All it takes is a simple browser click to see that the right to a safe and legal abortion is under attack with increasing fervor in this country. North Dakota just banned all abortions after six weeks, outdoing Arkansas’s recent ban on abortions after 12 weeks. And while seven in 10 Americans support the right to legal abortion and wish to see Roe v. Wade remain the law of the land, we must come to terms with the fact that pro-choice is not enough.
It is not enough to be pro-choice when 87% of American counties do not have an abortion provider. It is not enough to be pro-choice when less than half of all states help to fund abortions to low-income women and women in need. It is not enough to be pro-choice when we must qualify that with, “I support choice, not abortion.” If we truly respect choice and women’s right to choose abortion, then we have to begin to be more comfortable with saying: I support the right to an abortion.
The statement that “I’m not pro-abortion, I’m pro-choice” is inherently defensive. Rather than embracing abortion as a viable and respected choice, it sidelines abortion; it delegitimizes that valid choice. By rhetorically sidelining abortion, we are distancing ourselves from that choice. If a woman wishes to have an abortion, then I support abortion. I support the right to have a child, to have an abortion, to have in vitro fertilization, to have a natural childbirth, to have a cesarean section, to adopt, etc.; I support all reproductive choices that are made freely. I support your right to choose, and I support your right to choose abortion.
This often myopic view of “choice” evades the harsh reality that the constitutionally protected right to an abortion is a choice that is accessible to an ever-decreasing number of women in the United States. The right wing attacks on abortion rights disproportionately affects low-income women and women of color. The right to an abortion is not a reality for many women in this country. In the United sates, nearly one in ten of the women obtaining an abortion must travel over 100 miles to reach their nearest abortion provider. The Hyde Amendment, voted on every year in Congress, has barred Medicaid coverage for abortions since 1976. This means that low-income women who choose abortion are severely hindered from making that choice. We cannot call ourselves “pro-choice” and accept a two-tiered level of reproductive health care to those who can afford abortions and those who cannot.

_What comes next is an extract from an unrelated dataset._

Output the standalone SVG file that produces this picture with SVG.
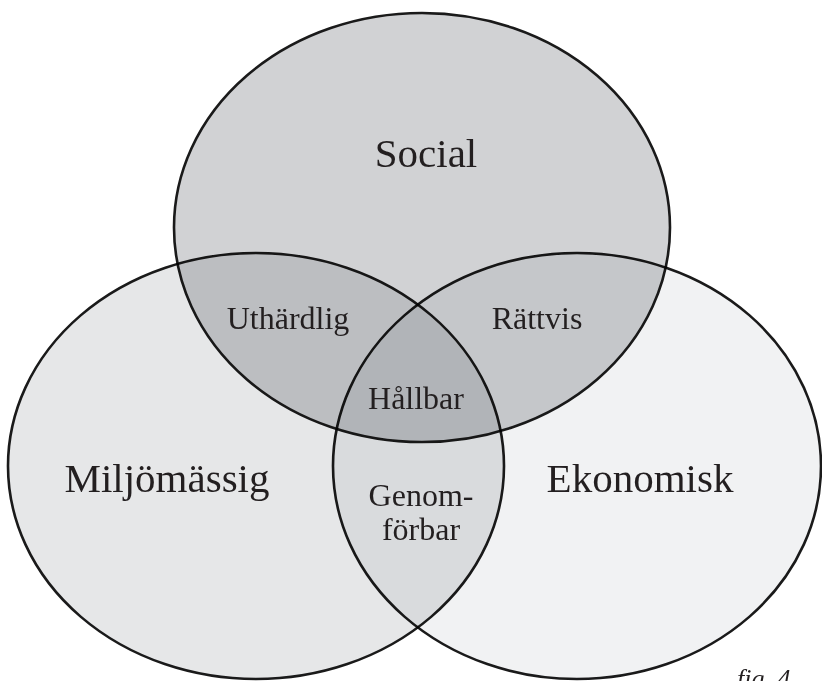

We need to embrace abortion as a part of comprehensive reproductive health care for women. We need to actively work to repeal the Hyde Amendment, which discriminates against low-income women and violates their reproductive human rights. We need to question why anti-choice extremists often support the death penalty and oppose state funding of childcare, education, and welfare, and yet still call themselves “pro-life.” And yes, we need to start saying that we support abortion. Abortion is not now, nor has it ever been, a bad word.
We must stop stigmatizing that which we are supposed to be supporting. Say it loud and proud — I support abortion.